Brands like Johnnie Walker (Diageo) are using this phenomenon to their advantage.The Johnnie Walker Sensorium, for example, immerses clients in an experience that engages their five senses as they discover the three Singleton whiskey flavors. As visitors move through the space, a red room highlights the berry flavors of the whiskey by using curved shapes and the sounds of bells ringing, for example. Elaborated as part of a marketing experiment at Oxford University, the sensorium has since become integrated into the marketing strategy for the brand. According to Professor Charles Spence, Head of Crossmodal Research in the Department of Experimental Psychology at the University of Oxford, "the results signal that multi-sensory environments affect the nose, taste/flavour and after taste of whisky, despite the fact that participants were aware they were drinking exactly the same drink throughout the experiment. Furthermore, results indicate that our feelings about the environment in which we happen to be tasting/drinking whisky impact our feelings about the drink itself”.

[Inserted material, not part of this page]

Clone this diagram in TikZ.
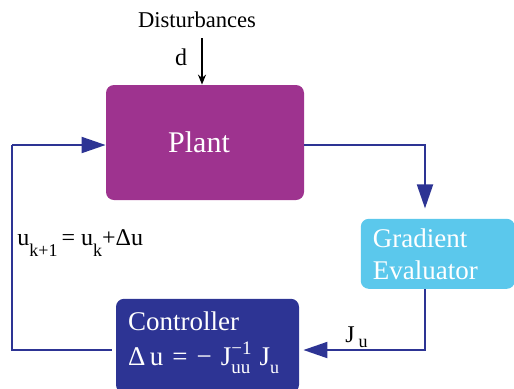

This type of sensory marketing should take its place within a seamless, omni-channeI experience: in physical stores, within online ecosystems, using a mobile app, or browsing through a catalog or on social media, clients should feel engaged with the brand identity on multiple levels. The Sephora Flash store on rue de Rivoli in Paris, for example, offers a smaller physical space, but with easy unlimited access to the entire catalog digitally and where consumers can order products missing from the store for delivery in stores or at home. Each piece of the consumer’s experience should be consistent, complementary, and streamlined.

Today, many aspects of our lives have been programmed, streamlined and systematized. Luxury retailers need therefore to focus on bringing spontaneity back into the retail environments both online and offline by encouraging their consumers to explore and inviting them on a journey of discovery.